While online, a background goroutine (runPendingFlush) runs every 30 seconds and flushes pending changes to Lance. When coming back from offline, the same process replays accumulated changes:

  1. Read all rows from pending_changes ordered by ID
  2. Collapse article changes per article_id to a final state (read and star are independent)
  3. Replay mark_all_read entries via lanceWriter.MarkAllRead(feedID)
  4. Replay article overrides in batch via lanceWriter.FlushOverrides()
  5. Replay settings changes via lanceWriter.PutSettingsBatch()
  6. On success: clear pending_changes
  7. Evict read articles from the cache (DELETE FROM cached_articles WHERE is_read = true)
  8. Set isOffline = false

Conflict resolution is last-write-wins (single-user system -- no merge logic needed).


Cache Schema

The local DuckDB file (offline_cache.db) contains 6 tables:

Table Purpose
cached_articles Mirrors articles.lance -- full article content for offline reading
cached_feeds Mirrors feeds.lance -- feed metadata for the sidebar
cached_categories Mirrors categories.lance -- category tree
cached_settings Mirrors settings.lance -- all settings (key/value)
pending_changes Change log -- id, article_id, action, value, timestamp
cached_logs Log fallback buffer -- entries that failed to write to Lance (see logging.md)

API Endpoint

GET /api/offline-status

Returns the current offline state. Polled by the frontend every 30 seconds.

{
  "offline": false,
  "pending_changes": 0,
  "pending_logs": 0,
  "last_snapshot": "2026-03-18T10:30:00Z",
  "cache_articles": 342
}
Field Type Description
offline bool Whether the server is currently in offline mode
pending_changes int Number of queued writes waiting to flush/replay
pending_logs int Number of log entries in cached_logs waiting to drain back to Lance
last_snapshot string ISO 8601 timestamp of the last successful snapshot
cache_articles int Number of articles in the local cache

Frontend

The browser UI shows a banner at the top of the page:

  • Offline: Amber banner -- "Working offline -- N changes pending"
  • Back online: Green banner -- "Back online -- changes synced" (auto-hides after 5 seconds)

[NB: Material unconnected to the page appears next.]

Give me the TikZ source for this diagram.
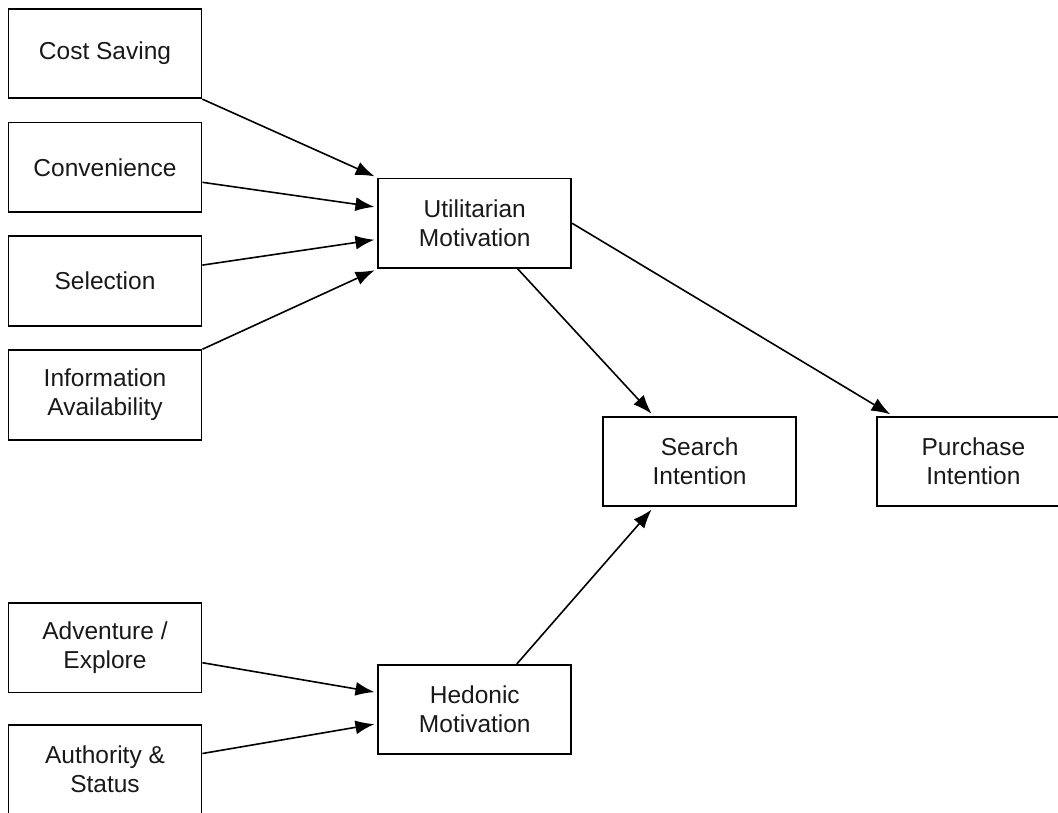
\documentclass[tikz,border=0pt]{standalone}
\usepackage{fontspec}
\setmainfont{Liberation Sans}
\usetikzlibrary{arrows.meta,positioning}

\begin{document}
\begin{tikzpicture}[
    x=1pt, y=1pt,
    node distance=22.5pt,
    box/.style={rectangle, draw, line width=1.8pt, minimum width=193pt, minimum height=89.5pt, align=center, font=\fontsize{24.5}{29}\selectfont, text=black!90},
    arrow/.style={-{Latex[length=19pt,width=14pt]}, line width=1.6pt, shorten >=3pt},
]
\useasboundingbox (0,0) rectangle (1058,-812);

% Utilitarian antecedents
\node[box] (cost) at (105,-53.5) {Cost Saving};
\node[box, below=of cost] (conv) {Convenience};
\node[box, below=of conv] (sel) {Selection};
\node[box, below=of sel] (info) {Information\\Availability};

% Hedonic antecedents
\node[box, below=161.5pt of info] (adv) {Adventure /\\Explore};
\node[box, below=30.5pt of adv] (auth) {Authority \&\\Status};

% Motivations
\node[box, right=175pt of conv, yshift=-56pt] (util) {Utilitarian\\Motivation};
\node[box, below=395pt of util] (hed) {Hedonic\\Motivation};

% Intentions
\node[box, below right=147pt and 30pt of util] (search) {Search\\Intention};
\node[box, right=79pt of search] (purch) {Purchase\\Intention};

% Arrows
\draw[arrow] (cost.south east) -- (util.north west);
\draw[arrow] ([yshift=-15pt]conv.east) -- ([yshift=16pt]util.west);
\draw[arrow] ([yshift=16pt]sel.east) -- ([yshift=-16pt]util.west);
\draw[arrow] (info.north east) -- (util.south west);
\draw[arrow] ([yshift=-15pt]adv.east) -- ([yshift=17pt]hed.west);
\draw[arrow] ([yshift=16pt]auth.east) -- ([yshift=-14pt]hed.west);
\draw[arrow] ([xshift=43pt]util.south) -- ([xshift=-46pt]search.north);
\draw[arrow] ([xshift=42pt]hed.north) -- ([xshift=-46pt]search.south);
\draw[arrow] (util.east) -- ([xshift=17pt]purch.north west);

\end{tikzpicture}
\end{document}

The banner appears automatically based on the /api/offline-status poll. No user action is needed.


Settings Reference

All offline settings are stored in the settings Lance table (same as all other runtime settings). They can be read and written via GET/PUT /api/settings.

Key Default Description
offline_snapshot_interval_mins 10 Snapshot interval in minutes
offline_article_days 7 Days of articles to cache (by updated_at)
offline_cache_path ./data/offline_cache.db Path to the local DuckDB cache file

Files

File Role
server/db/offline_cache.go Cache manager -- DuckDB file ops, snapshot, pending changes, flush/replay, eviction
server/db/cache.go In-memory write cache -- CTE overlay for immediate read visibility of pending changes
server/db/lance_windows.go Windows Store -- buffered write path + offline fallback on all read/write methods
server/db/lance_cgo.go Linux/FreeBSD Store -- same buffered write path + offline fallback
server/db/fscheck_windows.go Windows local-FS detection (GetDriveTypeW)
server/db/fscheck_other.go Non-Windows local-FS detection (statfs)
server/db/fscheck_linux.go Linux statfs magic-number check
server/db/fscheck_bsd.go FreeBSD/macOS Fstypename check
server/api/offline_status.go GET /api/offline-status endpoint
frontend/js/app.js Offline status polling and banner display
frontend/js/settings-page.js Offline cache settings UI section
frontend/css/style.css Offline banner styling

Limitations

  • Cache age: Articles older than the configured window are not available offline. Starred articles are not exempt -- they follow the same time-window rules.
  • Single user: Conflict resolution is last-write-wins. There is no merge logic for concurrent writers.
  • No fetcher integration: The Python fetcher continues writing to Lance normally. It is unaware of offline mode. New articles fetched while the server is offline won't appear until the next snapshot after reconnection.
  • Full content required: The cache stores full article HTML. If article content is large, the cache file size grows accordingly.

DuckDB Path Separation

When Lance data lives on a network share (NFS, SMB) or S3, the DuckDB database file (server.duckdb) should be on local storage. DuckDB requires a local filesystem for reliable file locking -- network filesystems may silently corrupt the file.

Set duckdb_path in config.toml under [storage]:

[storage]
type = "local"
path = "/mnt/nas/rss-lance"        # Lance data on NFS
duckdb_path = "/var/lib/rss-lance"  # DuckDB on local SSD

The server warns at startup if the DuckDB path is detected as non-local (NFS, SMB, CIFS, removable drive). Detection uses:

  • Windows: GetDriveTypeW API (detects network shares and removable drives)
  • Linux: statfs magic numbers (NFS, CIFS, FUSE, Ceph, Lustre, etc.)
  • FreeBSD/macOS: statfs Fstypename string (nfs, smbfs, cifs, fuse, etc.)